_Exercise aim_.
Repeat every line, exactly, from the very first through the one where "const py = y" appears. Add nothing else.
═══ Supplied data ═══
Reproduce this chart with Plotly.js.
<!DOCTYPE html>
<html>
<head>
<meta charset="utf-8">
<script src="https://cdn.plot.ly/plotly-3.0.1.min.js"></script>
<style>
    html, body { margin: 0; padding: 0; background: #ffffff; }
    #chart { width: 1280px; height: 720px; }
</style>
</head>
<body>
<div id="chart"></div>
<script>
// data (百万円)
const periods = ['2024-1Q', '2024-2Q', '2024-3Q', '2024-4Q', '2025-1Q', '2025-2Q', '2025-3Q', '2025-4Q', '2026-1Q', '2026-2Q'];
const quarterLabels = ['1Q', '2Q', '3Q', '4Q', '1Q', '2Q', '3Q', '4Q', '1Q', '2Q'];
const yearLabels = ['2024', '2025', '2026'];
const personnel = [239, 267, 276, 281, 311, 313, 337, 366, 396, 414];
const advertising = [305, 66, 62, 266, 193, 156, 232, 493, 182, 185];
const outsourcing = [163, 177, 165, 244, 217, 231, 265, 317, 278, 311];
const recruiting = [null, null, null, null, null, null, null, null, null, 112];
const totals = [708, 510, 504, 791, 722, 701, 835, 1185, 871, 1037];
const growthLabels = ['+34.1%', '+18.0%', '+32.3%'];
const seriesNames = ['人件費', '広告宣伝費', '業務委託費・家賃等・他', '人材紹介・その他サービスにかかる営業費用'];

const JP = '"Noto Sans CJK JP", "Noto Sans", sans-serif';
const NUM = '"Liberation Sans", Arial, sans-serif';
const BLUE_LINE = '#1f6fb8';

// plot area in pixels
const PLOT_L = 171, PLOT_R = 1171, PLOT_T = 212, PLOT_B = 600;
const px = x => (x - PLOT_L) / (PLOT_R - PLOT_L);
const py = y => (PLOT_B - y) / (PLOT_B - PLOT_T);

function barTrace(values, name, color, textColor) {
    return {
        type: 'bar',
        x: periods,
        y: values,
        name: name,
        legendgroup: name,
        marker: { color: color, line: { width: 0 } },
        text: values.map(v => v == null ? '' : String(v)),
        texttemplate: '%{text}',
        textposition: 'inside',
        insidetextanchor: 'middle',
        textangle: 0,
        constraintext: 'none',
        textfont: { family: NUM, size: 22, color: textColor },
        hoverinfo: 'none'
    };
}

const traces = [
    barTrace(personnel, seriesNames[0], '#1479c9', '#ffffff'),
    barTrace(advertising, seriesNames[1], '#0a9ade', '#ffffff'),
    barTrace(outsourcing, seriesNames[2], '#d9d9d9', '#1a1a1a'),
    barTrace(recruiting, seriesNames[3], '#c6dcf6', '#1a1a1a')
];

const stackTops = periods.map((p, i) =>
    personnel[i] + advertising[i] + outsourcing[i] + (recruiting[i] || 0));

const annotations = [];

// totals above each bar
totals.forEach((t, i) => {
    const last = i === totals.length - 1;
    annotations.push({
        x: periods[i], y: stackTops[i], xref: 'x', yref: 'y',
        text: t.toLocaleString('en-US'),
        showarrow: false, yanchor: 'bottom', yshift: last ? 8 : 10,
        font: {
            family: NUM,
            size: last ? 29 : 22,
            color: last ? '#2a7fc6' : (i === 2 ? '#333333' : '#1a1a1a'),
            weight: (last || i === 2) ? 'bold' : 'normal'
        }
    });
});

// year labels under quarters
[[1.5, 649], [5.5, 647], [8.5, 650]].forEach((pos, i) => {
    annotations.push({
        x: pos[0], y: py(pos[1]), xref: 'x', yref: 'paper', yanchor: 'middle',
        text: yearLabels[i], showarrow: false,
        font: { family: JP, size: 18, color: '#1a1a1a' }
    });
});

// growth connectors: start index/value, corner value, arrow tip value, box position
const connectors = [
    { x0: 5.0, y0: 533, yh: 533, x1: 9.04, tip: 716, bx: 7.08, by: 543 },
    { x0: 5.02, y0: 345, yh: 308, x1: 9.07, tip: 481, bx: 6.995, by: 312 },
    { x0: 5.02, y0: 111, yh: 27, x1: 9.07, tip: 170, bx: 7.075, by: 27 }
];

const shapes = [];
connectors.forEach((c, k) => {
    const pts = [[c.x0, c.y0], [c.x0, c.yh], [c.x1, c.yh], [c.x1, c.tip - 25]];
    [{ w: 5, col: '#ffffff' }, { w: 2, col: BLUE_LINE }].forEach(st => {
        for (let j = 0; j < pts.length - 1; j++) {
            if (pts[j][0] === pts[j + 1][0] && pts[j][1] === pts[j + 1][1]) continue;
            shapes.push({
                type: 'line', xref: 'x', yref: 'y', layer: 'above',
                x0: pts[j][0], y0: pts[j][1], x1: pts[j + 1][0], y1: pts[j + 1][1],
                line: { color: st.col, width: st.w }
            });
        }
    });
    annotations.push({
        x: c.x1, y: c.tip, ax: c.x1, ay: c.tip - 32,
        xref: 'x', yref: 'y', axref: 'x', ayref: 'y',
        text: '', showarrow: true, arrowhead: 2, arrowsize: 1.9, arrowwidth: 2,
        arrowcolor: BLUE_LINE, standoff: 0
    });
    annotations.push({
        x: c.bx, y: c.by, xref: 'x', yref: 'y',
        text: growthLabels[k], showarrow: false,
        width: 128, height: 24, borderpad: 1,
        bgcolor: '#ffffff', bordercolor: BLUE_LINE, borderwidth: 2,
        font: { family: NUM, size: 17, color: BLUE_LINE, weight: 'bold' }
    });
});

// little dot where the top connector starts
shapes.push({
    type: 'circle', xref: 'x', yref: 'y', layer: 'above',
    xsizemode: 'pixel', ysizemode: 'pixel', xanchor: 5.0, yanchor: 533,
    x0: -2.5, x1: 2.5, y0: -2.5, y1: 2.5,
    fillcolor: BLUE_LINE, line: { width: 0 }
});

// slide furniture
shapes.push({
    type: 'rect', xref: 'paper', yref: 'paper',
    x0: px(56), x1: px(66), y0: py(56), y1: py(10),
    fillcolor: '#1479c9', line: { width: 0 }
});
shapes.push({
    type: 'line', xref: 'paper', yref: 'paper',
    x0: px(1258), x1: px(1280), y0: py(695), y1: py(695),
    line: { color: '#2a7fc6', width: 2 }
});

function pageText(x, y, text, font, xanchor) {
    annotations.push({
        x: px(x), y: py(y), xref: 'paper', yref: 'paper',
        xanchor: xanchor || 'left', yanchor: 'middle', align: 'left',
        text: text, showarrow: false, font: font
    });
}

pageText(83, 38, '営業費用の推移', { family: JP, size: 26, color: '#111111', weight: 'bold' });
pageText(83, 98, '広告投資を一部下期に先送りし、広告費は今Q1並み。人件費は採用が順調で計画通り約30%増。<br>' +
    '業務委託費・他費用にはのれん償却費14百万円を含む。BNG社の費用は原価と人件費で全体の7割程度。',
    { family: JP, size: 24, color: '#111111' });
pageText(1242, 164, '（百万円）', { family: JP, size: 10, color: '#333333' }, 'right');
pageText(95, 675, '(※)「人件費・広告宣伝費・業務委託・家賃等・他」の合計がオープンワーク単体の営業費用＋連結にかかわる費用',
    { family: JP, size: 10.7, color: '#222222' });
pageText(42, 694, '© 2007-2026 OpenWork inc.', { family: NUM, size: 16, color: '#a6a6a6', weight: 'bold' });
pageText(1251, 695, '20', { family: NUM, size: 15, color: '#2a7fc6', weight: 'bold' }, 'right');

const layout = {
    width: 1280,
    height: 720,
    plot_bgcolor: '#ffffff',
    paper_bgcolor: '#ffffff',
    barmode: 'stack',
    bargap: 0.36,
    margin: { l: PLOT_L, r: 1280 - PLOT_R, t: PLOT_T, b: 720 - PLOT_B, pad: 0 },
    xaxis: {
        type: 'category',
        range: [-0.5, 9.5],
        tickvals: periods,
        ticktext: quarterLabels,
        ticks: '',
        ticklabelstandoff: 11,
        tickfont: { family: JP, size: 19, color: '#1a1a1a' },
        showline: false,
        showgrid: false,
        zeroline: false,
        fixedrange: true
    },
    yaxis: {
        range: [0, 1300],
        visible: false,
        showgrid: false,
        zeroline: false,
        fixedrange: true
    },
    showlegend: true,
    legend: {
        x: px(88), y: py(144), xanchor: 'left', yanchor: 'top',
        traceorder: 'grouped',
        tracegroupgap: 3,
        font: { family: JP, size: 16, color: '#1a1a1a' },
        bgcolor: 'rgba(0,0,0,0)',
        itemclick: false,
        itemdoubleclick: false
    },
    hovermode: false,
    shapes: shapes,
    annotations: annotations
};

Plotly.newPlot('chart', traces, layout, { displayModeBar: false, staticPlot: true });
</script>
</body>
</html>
═══
_Solution for this task_.
Reproduce this chart with Plotly.js.
<!DOCTYPE html>
<html>
<head>
<meta charset="utf-8">
<script src="https://cdn.plot.ly/plotly-3.0.1.min.js"></script>
<style>
    html, body { margin: 0; padding: 0; background: #ffffff; }
    #chart { width: 1280px; height: 720px; }
</style>
</head>
<body>
<div id="chart"></div>
<script>
// data (百万円)
const periods = ['2024-1Q', '2024-2Q', '2024-3Q', '2024-4Q', '2025-1Q', '2025-2Q', '2025-3Q', '2025-4Q', '2026-1Q', '2026-2Q'];
const quarterLabels = ['1Q', '2Q', '3Q', '4Q', '1Q', '2Q', '3Q', '4Q', '1Q', '2Q'];
const yearLabels = ['2024', '2025', '2026'];
const personnel = [239, 267, 276, 281, 311, 313, 337, 366, 396, 414];
const advertising = [305, 66, 62, 266, 193, 156, 232, 493, 182, 185];
const outsourcing = [163, 177, 165, 244, 217, 231, 265, 317, 278, 311];
const recruiting = [null, null, null, null, null, null, null, null, null, 112];
const totals = [708, 510, 504, 791, 722, 701, 835, 1185, 871, 1037];
const growthLabels = ['+34.1%', '+18.0%', '+32.3%'];
const seriesNames = ['人件費', '広告宣伝費', '業務委託費・家賃等・他', '人材紹介・その他サービスにかかる営業費用'];

const JP = '"Noto Sans CJK JP", "Noto Sans", sans-serif';
const NUM = '"Liberation Sans", Arial, sans-serif';
const BLUE_LINE = '#1f6fb8';

// plot area in pixels
const PLOT_L = 171, PLOT_R = 1171, PLOT_T = 212, PLOT_B = 600;
const px = x => (x - PLOT_L) / (PLOT_R - PLOT_L);
const py = y => (PLOT_B - y) / (PLOT_B - PLOT_T);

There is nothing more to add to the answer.